Where Geospatial AI Goes Next
A few clear paths emerged in this conversation:
1. Better Benchmarking
We need Earth observation’s version of ImageNet.
Not another land cover dataset built on noisy labels.
A challenging, diverse dataset that forces real generalization.
2. Region-Specific Models
Instead of one model to rule them all, we’ll see:
- Continental models
- Biome-based models
- AOI-specific rapid-fine-tuning workflows
This mirrors real-world variation.
3. Human-AI Hybrid Mapping
Humans provide the intuition.
AI provides the speed.
Together they outperform both.
4. Efficient, Localized Compute
The next breakthroughs will come from:
- Decoupled storage and compute
- Zero-copy IO
- Distributed tiling
- GPU-friendly formats
- Fast raster chunking
This shifts geospatial AI from “demo” to “production.”
5. More Real Problems, Fewer Demos
Counting baseball fields is fun.
But impact comes from:
- Agriculture
- Climate
- Crisis response
- Insurance
- Infrastructure
- Energy
The field grows when solutions make someone’s job easier.
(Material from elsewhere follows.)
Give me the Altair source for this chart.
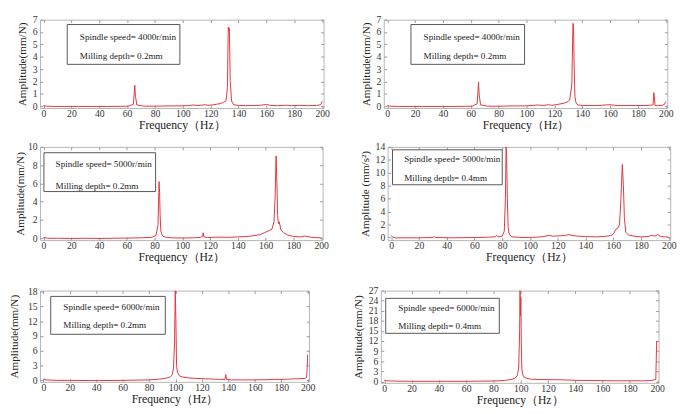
import altair as alt
import pandas as pd

FONT = "Liberation Serif"
RED = "#e3343c"

# ---------------- data ----------------
x_ticks = [0, 20, 40, 60, 80, 100, 120, 140, 160, 180, 200]
x_title = "Frequency（Hz）"

p1_freq = [0, 2, 8, 15, 25, 35, 45, 55, 61, 64.5,
           65, 65.5, 66, 67, 72, 80, 90, 100, 104, 108,
           110, 113, 116, 118, 121, 124, 127, 129, 131, 132,
           132.6, 133, 133.4, 134, 135, 136.5, 140, 145, 150, 155,
           160, 163, 168, 174, 178, 184, 190, 196, 199, 200]
p1_amp = [0.05, 0.0, -0.02, -0.02, -0.02, -0.02, -0.02, -0.01, 0.0, 0.15,
          0.9, 1.7, 0.8, 0.1, 0.0, 0.0, 0.02, 0.03, 0.05, 0.1,
          0.05, 0.08, 0.12, 0.07, 0.1, 0.15, 0.22, 0.3, 0.45, 1.5,
          6.4, 6.1, 6.3, 2.0, 0.4, 0.12, 0.06, 0.05, 0.05, 0.07,
          0.14, 0.06, 0.04, 0.08, 0.04, 0.07, 0.04, 0.06, 0.12, 0.4]
p1_yticks = [0, 1, 2, 3, 4, 5, 6, 7]
p1_text = ["Spindle speed= 4000r/min", "Milling depth= 0.2mm"]

p2_freq = [0, 2, 8, 15, 25, 35, 45, 55, 61, 64.5,
           65, 65.5, 66, 67, 72, 80, 90, 100, 105, 108,
           112, 116, 118, 121, 124, 127, 129, 131, 132.5, 133.3,
           133.7, 134.1, 134.7, 135.5, 137, 140, 150, 160, 165, 175,
           185, 190.8, 191.3, 191.7, 192.2, 194, 197, 199, 199.6, 200]
p2_amp = [0.05, 0.0, -0.02, -0.02, -0.02, -0.02, -0.02, -0.01, 0.0, 0.2,
          1.0, 1.95, 0.9, 0.1, 0.0, 0.0, 0.02, 0.03, 0.06, 0.1,
          0.06, 0.12, 0.07, 0.12, 0.18, 0.25, 0.32, 0.5, 1.8, 6.7,
          6.5, 3.5, 0.8, 0.25, 0.1, 0.06, 0.05, 0.12, 0.05, 0.06,
          0.05, 0.1, 1.1, 0.8, 0.05, 0.04, 0.06, 0.15, 0.3, 0.4]
p2_yticks = [0, 1, 2, 3, 4, 5, 6, 7]
p2_text = ["Spindle speed= 4000r/min", "Milling depth= 0.2mm"]

p3_freq = [0, 3, 10, 20, 30, 40, 50, 60, 70, 78,
           81, 82.5, 83.2, 83.6, 84, 84.5, 85.5, 87, 92, 100,
           108, 113, 114.5, 115, 115.5, 118, 125, 132, 140, 147,
           152, 156, 159, 162, 164.5, 166, 166.8, 167.5, 168.1, 168.6,
           169.2, 169.8, 171, 173, 176, 180, 185, 188, 194, 200]
p3_amp = [0.1, 0.0, 0.0, -0.02, 0.0, -0.02, 0.0, 0.02, 0.05, 0.1,
          0.3, 1.5, 6.2, 5.0, 2.5, 0.8, 0.3, 0.15, 0.05, 0.03,
          0.05, 0.1, 0.2, 0.6, 0.15, 0.08, 0.12, 0.1, 0.15, 0.2,
          0.3, 0.4, 0.6, 0.8, 1.0, 1.8, 4.5, 9.0, 6.0, 2.5,
          1.6, 1.8, 0.9, 0.6, 0.35, 0.2, 0.15, 0.25, 0.08, 0.05]
p3_yticks = [0, 2, 4, 6, 8, 10]
p3_text = ["Spindle speed= 5000r/min", "Milling depth= 0.2mm"]

p4_freq = [0, 1, 3, 10, 20, 30, 31, 32, 45, 60,
           70, 75, 76, 77, 80, 81.5, 82.3, 82.8, 83.2, 83.7,
           84.3, 85, 87, 95, 105, 110, 114, 116, 120, 125,
           128, 131, 135, 140, 148, 155, 158, 160, 162, 163.5,
           164.5, 165.5, 166.5, 167.3, 168, 169, 171, 175, 180, 185,
           188, 190, 192, 194, 197, 200]
p4_amp = [0.3, 0.1, -0.05, -0.05, -0.05, 0.0, 0.15, 0.0, -0.05, 0.0,
          0.05, 0.1, 0.35, 0.1, 0.2, 1.0, 6.0, 14.0, 12.5, 6.0,
          1.5, 0.5, 0.1, 0.0, 0.05, 0.15, 0.35, 0.2, 0.25, 0.3,
          0.45, 0.3, 0.2, 0.15, 0.1, 0.2, 0.3, 0.5, 1.3, 1.5,
          2.0, 6.0, 11.3, 8.0, 3.0, 0.8, 0.4, 0.2, 0.1, 0.15,
          0.35, 0.2, 0.45, 0.15, 0.1, 0.05]
p4_yticks = [0, 2, 4, 6, 8, 10, 12, 14]
p4_text = ["Spindle speed= 5000r/min", "Milling depth= 0.4mm"]

p5_freq = [0, 2, 10, 20, 40, 60, 70, 80, 88, 93,
           96, 97.5, 98.5, 99.3, 99.8, 100.3, 100.8, 101.5, 103, 105,
           110, 115, 120, 125, 130, 134, 137.4, 138, 138.6, 142,
           150, 160, 170, 175, 180, 185, 190, 195, 198, 199.2,
           199.7, 200]
p5_amp = [0.3, 0.1, 0.0, 0.0, -0.05, 0.0, 0.05, 0.1, 0.25, 0.45,
          0.7, 1.1, 2.5, 8.0, 18.2, 12.0, 3.0, 1.6, 0.9, 0.7,
          0.5, 0.4, 0.35, 0.3, 0.25, 0.2, 0.2, 1.2, 0.2, 0.1,
          0.1, 0.1, 0.15, 0.2, 0.2, 0.25, 0.3, 0.35, 0.4, 0.6,
          3.0, 5.2]
p5_yticks = [0, 3, 6, 9, 12, 15, 18]
p5_text = ["Spindle speed= 6000r/min", "Milling depth= 0.2mm"]

p6_freq = [0, 2, 10, 20, 40, 60, 70, 80, 88, 93,
           96, 97.5, 98.5, 99.2, 99.5, 99.8, 100.1, 100.4, 100.8, 101.5,
           102.5, 104, 107, 112, 120, 130, 140, 150, 160, 170,
           180, 190, 196, 199, 199.6, 200]
p6_amp = [0.4, 0.2, 0.1, 0.05, 0.05, 0.05, 0.1, 0.15, 0.3, 0.6,
          1.0, 1.8, 4.0, 15.0, 27.0, 19.5, 25.0, 12.0, 4.0, 2.0,
          1.3, 1.0, 0.7, 0.6, 0.55, 0.5, 0.35, 0.3, 0.25, 0.2,
          0.2, 0.2, 0.3, 0.6, 12.0, 12.0]
p6_yticks = [0, 3, 6, 9, 12, 15, 18, 21, 24, 27]
p6_text = ["Spindle speed= 6000r/min", "Milling depth= 0.4mm"]


def panel(freq, amp, yticks, ydomain, ytitle, texts, box, tx, ty, w, h, tpad):
    df = pd.DataFrame({"f": freq, "a": amp})
    one = pd.DataFrame({"k": [0]})
    xsc = alt.Scale(domain=[-2.5, 201], nice=False, zero=False)
    ysc = alt.Scale(domain=ydomain, nice=False, zero=False)
    line = alt.Chart(df).mark_line(color=RED, strokeWidth=1, clip=True).encode(
        x=alt.X("f:Q", scale=xsc,
                axis=alt.Axis(orient="bottom", values=x_ticks, title=x_title,
                              offset=-3, tickSize=3, labelPadding=1,
                              domain=False, grid=False, titlePadding=1,
                              titleFontSize=12, labelOverlap=False)),
        y=alt.Y("a:Q", scale=ysc,
                axis=alt.Axis(orient="left", values=yticks, title=ytitle,
                              offset=-3, tickSize=3, labelPadding=3,
                              domain=False, grid=False, titlePadding=tpad,
                              titleFontSize=11.5, labelOverlap=False)),
    )
    mirror = alt.Chart(df).mark_point(opacity=0, size=1).encode(
        x=alt.X("f:Q", scale=xsc,
                axis=alt.Axis(orient="top", values=x_ticks, title=None, labels=False,
                              offset=-3, tickSize=3, domain=False, grid=False)),
        y=alt.Y("a:Q", scale=ysc,
                axis=alt.Axis(orient="right", values=yticks, title=None, labels=False,
                              offset=-3, tickSize=3, domain=False, grid=False)),
    )
    rect = alt.Chart(one).mark_rect(fill="white", stroke="#555555", strokeWidth=1).encode(
        x=alt.value(box[0]), x2=alt.value(box[1]), y=alt.value(box[2]), y2=alt.value(box[3])
    )
    t1 = alt.Chart(one).mark_text(align="left", baseline="middle", font=FONT,
                                  fontSize=9.4, color="#222222").encode(
        x=alt.value(tx), y=alt.value(ty[0]), text=alt.value(texts[0]))
    t2 = alt.Chart(one).mark_text(align="left", baseline="middle", font=FONT,
                                  fontSize=9.4, color="#222222").encode(
        x=alt.value(tx), y=alt.value(ty[1]), text=alt.value(texts[1]))
    return alt.layer(line, mirror, rect, t1, t2).resolve_axis(
        x="independent", y="independent").properties(width=w, height=h)


c1 = panel(p1_freq, p1_amp, p1_yticks, [-0.15, 7], "Amplitude(mm/N)", p1_text,
           (28, 144, 5, 46), 41, (18, 38), 292, 91, 5)
c2 = panel(p2_freq, p2_amp, p2_yticks, [-0.15, 7], "Amplitude(mm/N)", p2_text,
           (28, 145, 5, 46), 41, (18, 38), 292, 91, 5)
c3 = panel(p3_freq, p3_amp, p3_yticks, [-0.2, 10], "Amplitude(mm/N)", p3_text,
           (4, 119, 6, 46), 16, (18, 40), 291, 96, 2)
c4 = panel(p4_freq, p4_amp, p4_yticks, [-0.4, 14], "Amplitude (mm/s²)", p4_text,
           (5, 118, 3, 39), 17, (13, 32), 291, 96, 5)
c5 = panel(p5_freq, p5_amp, p5_yticks, [-0.3, 18.2], "Amplitude(mm/N)", p5_text,
           (11, 129, 6, 45), 24, (17, 36), 277, 94, 8)
c6 = panel(p6_freq, p6_amp, p6_yticks, [-0.4, 27], "Amplitude(mm/N)", p6_text,
           (5, 122, 8, 44), 18, (18, 37), 286, 95, 5)

row1 = alt.hconcat(c1, c2, spacing=30)
row2 = alt.hconcat(c3, c4, spacing=30)
row3 = alt.hconcat(c5, c6, spacing=37)

top_rows = alt.vconcat(row1, row2, spacing=10)

chart = alt.vconcat(top_rows, row3, spacing=22).properties(
    padding={"left": 0, "top": 0, "right": 0, "bottom": 0}
).configure_view(
    stroke="#b5b5b5", strokeWidth=1
).configure_axis(
    labelFont=FONT, titleFont=FONT, labelFontSize=10,
    labelColor="#333333", titleColor="#222222", tickColor="#999999",
    titleFontWeight="normal"
)

chart.save("out.html", embed_options={"renderer": "svg", "actions": False})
If You Want to Learn This Stuff: Start Building
Both Chris and Isaac emphasized the same advice.
Don’t just read. Don’t scroll LinkedIn.
Download some data and map something.
Pick a problem:
- Aquaculture in Bali
- Flood damage in Pakistan
- Tree canopy in your city
- Wetlands in Louisiana
- Solar farms across Texas
You’ll learn:
- Where the data breaks
- Where models fail
- How bad labels are
- What tasks are easy or impossible
- Why scale is expensive
- What tools actually help
This is the fastest path to understanding the field.
Final Thoughts
Geospatial AI is moving fast, but the real progress is happening under the hood. Better data access. Better infrastructure. Better workflows. The flashy models matter, but practical systems thinking matters more.
The future of Earth observation won’t be decided by model size.
It will be decided by:
- How fast we can move data
- How well we integrate domain knowledge
- How efficiently we compute
- How targeted our models become
- How useful our outputs are to real people
As always, the future is spatial.
And right now, we’re just getting started.